The prediction time frame for the ARIMA model used 80% of the data as its training set while the remaining 20% was used as the prediction test set. This results in an approximately 5 month prediction period for the test data. More specifically, 618 days from January 01, 2020 to September 11, 2021 were used as the training period, while the remaining 155 days from September 12, 2021 to February 13, 2022 were used as the prediction test period. After the model is fitted using the train dataset, it is going to be used to make forecast ten days in to future that is until February 23, 2022.

It should be noted that due to the nature of COVID, unless the train period contains the same shock peaks of the different COVID-19 variants as the test period, it is not possible to provide a decent prediction of the test period based on the fitted model of the train period. That is the case with our model, such that the most recent COVID19 variant and its associated high peak occurs completely in the test period (test period starts at September 12, 2022, Omicron first confirmed case in California: November 09, 2022). Thus, if the model is trained using a traditional train-test split method, the trained model is not trained to predict the Omicron shock. For this reason, my ARIMA model is designed to predict one time step at a time in the test period. After the prediction is performed for that time step, the true value of the test at that step is moved to the train set. This continues until the end of the test period.

3.2. Hyperparameters

Hyperparameter tuning is an essential aspect of the training process of any machine learning model. A hyperparameter is any parameter typically in the form of a variable whose value is used in machine learning to influence the learning process.

An ARIMA model has three hyperparameters to tune:

  • p: autoregressive lag order: number of previous values to be used
  • d: degree of differencing: number of non-seasonal differences needed for stationarity
  • q: moving average window size: number of data points used to compute a weighted average

image

The final hyperparameters selected for my model is a combination of (5,1,0),that is the lag order 5, the degree of differencing 1, and the moving average window size 0. these hyperparameters were fine tuned through trial-and-error for all counties. The combination with the best results was selected and these hyperparameters were used for the models.
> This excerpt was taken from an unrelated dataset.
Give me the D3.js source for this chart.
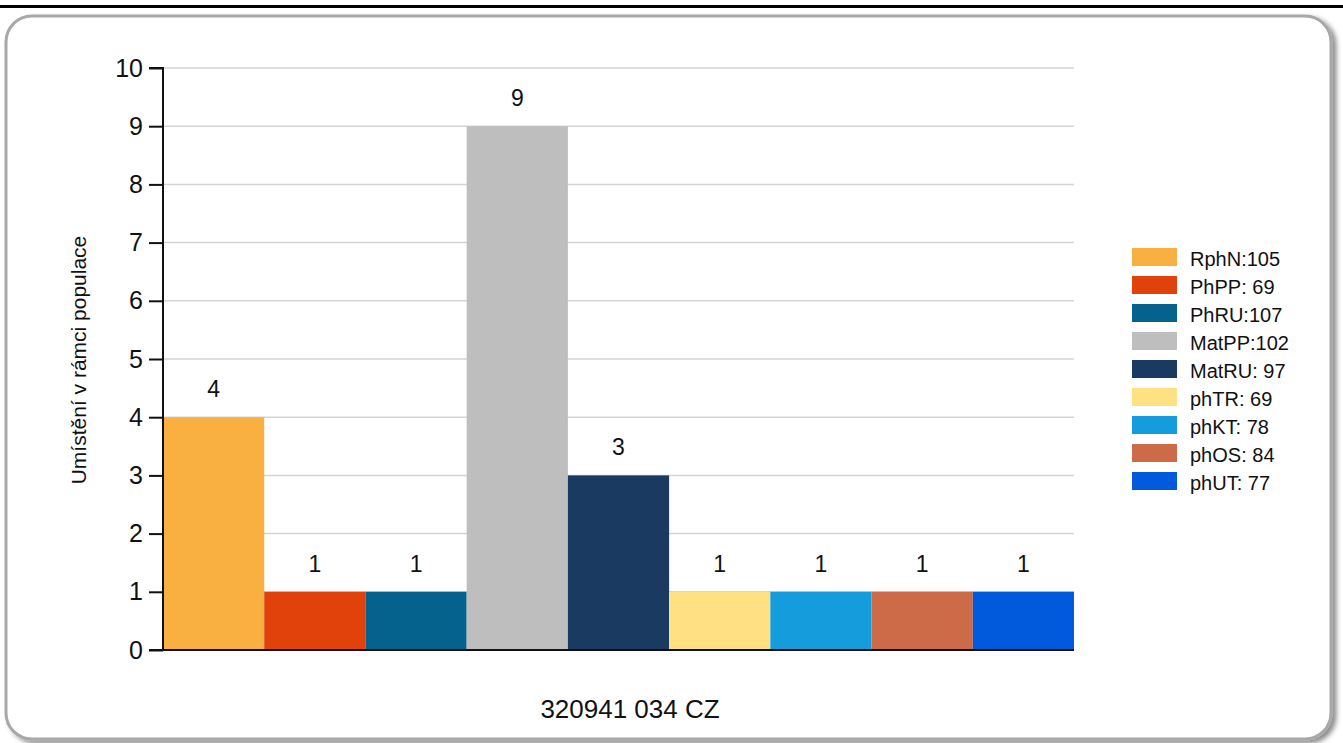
<!DOCTYPE html>
<html><head><meta charset="utf-8">
<script src="https://cdn.jsdelivr.net/npm/d3@7"></script>
<style>body{margin:0;background:#fff;font-family:"Liberation Sans",Arial,sans-serif}</style>
</head><body>
<svg id="c" width="1343" height="743"></svg>
<script>
const categories = ["RphN:105","PhPP: 69","PhRU:107","MatPP:102","MatRU: 97","phTR: 69","phKT: 78","phOS: 84","phUT: 77"];
const values = [4,1,1,9,3,1,1,1,1];
const colors = ["#F9B040","#E1410A","#05628C","#BEBEBE","#1A3A62","#FFE082","#159CDC","#CD6A47","#005ADB"];
const yTicks = [0,1,2,3,4,5,6,7,8,9,10];
const xTitle = "320941 034 CZ";
const yTitle = "Umístění v rámci populace";

const svg = d3.select("#c");
const defs = svg.append("defs");
const f = defs.append("filter").attr("id","sh").attr("x","-5%").attr("y","-5%").attr("width","110%").attr("height","110%");
f.append("feDropShadow").attr("dx",4).attr("dy",3).attr("stdDeviation",2.5).attr("flood-color","#000").attr("flood-opacity",0.45);

svg.append("rect").attr("x",0).attr("y",5).attr("width",1343).attr("height",3).attr("fill","#000");
svg.append("rect").attr("x",6).attr("y",16).attr("width",1325).attr("height",723)
  .attr("rx",26).attr("ry",26).attr("fill","#fff").attr("stroke","#a8a8a8").attr("stroke-width",3).attr("filter","url(#sh)");

const x = d3.scaleBand().domain(categories).range([163,1074]).padding(0);
const y = d3.scaleLinear().domain([0,10]).range([650,68]);

const g = svg.append("g");
g.selectAll("line.grid").data(yTicks.filter(d=>d>0)).join("line")
  .attr("x1",163).attr("x2",1074).attr("y1",d=>y(d)).attr("y2",d=>y(d))
  .attr("stroke","#d4d4d4").attr("stroke-width",1.5);

g.selectAll("rect.bar").data(values).join("rect")
  .attr("x",(d,i)=>x(categories[i])).attr("width",x.bandwidth())
  .attr("y",d=>y(d)).attr("height",d=>y(0)-y(d)).attr("fill",(d,i)=>colors[i]);

g.selectAll("text.val").data(values).join("text")
  .attr("x",(d,i)=>x(categories[i])+x.bandwidth()/2).attr("y",d=>y(d)-20)
  .attr("text-anchor","middle").attr("font-size",23).attr("fill","#111").text(d=>d);

const ya = d3.axisLeft(y).tickValues(yTicks).tickSize(14).tickPadding(6).tickFormat(d3.format("d"));
const ag = g.append("g").attr("transform","translate(163,0)").call(ya);
ag.attr("font-size",25).attr("font-family","Liberation Sans, Arial, sans-serif");
ag.select(".domain").attr("stroke","#111").attr("stroke-width",2).attr("d","M-14,68H0V650");
ag.selectAll(".tick line").attr("stroke","#111").attr("stroke-width",2);
ag.selectAll(".tick text").attr("fill","#111");

g.append("line").attr("x1",149).attr("x2",1074).attr("y1",650).attr("y2",650).attr("stroke","#111").attr("stroke-width",2);

g.append("text").attr("transform","translate(86,360) rotate(-90)").attr("text-anchor","middle")
  .attr("font-size",21).attr("fill","#111").text(yTitle);
g.append("text").attr("x",630).attr("y",718).attr("text-anchor","middle")
  .attr("font-size",26).attr("fill","#111").text(xTitle);

const lg = g.append("g");
categories.forEach((c,i)=>{
  const top = 248 + i*28;
  lg.append("rect").attr("x",1132).attr("y",top).attr("width",45).attr("height",18).attr("fill",colors[i]);
  lg.append("text").attr("x",1190).attr("y",top+18).attr("font-size",20).attr("fill","#111").text(c);
});
</script>
</body></html>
4. Model Results Visualization

For this project I created a heroku app that provides the user with an interactive Alter chart that plots the actual case count versus the model predicted count for the user's desired county picked from the drop down menu at the bottom of the chart. Here you can explore the app:

https://ca-covid-schoolage-hhaeri.herokuapp.com/

The user can look at the true daily case count versus the predicted value at anytime starting from the very first covid case that apeared in California till now or zoom in to specific time periods to get a closer look. The following chart shows an snapshot of the interactive plot explained here for the Contra Costa county.

image

The user also can zoom in to the more recent times and see the forecasted case counts for the desired county 10 days in to the future.

image

Another visual that is provided to the user through my Heroku app is the map of Califonia counties color coded with their average 10-days case count forecast for the school age population. The map is labled to show the counties with top 10 average forecast value. This visual can provide quick insight to State and school officials on better allocation of COVID-19 prevetation school resources.

image

5. The app

This repository also contains files that I used to create the app for this project:

https://ca-covid-schoolage-hhaeri.herokuapp.com/

The app is created in streamlit and deployed to heroku. It plots true and predicted values of daily confirmed COVID cases for the user_selected county in state of California for the school age population as explained in Section 4. The prediction was performed through timeseries forecasting using ARIMA as explained in Section 3.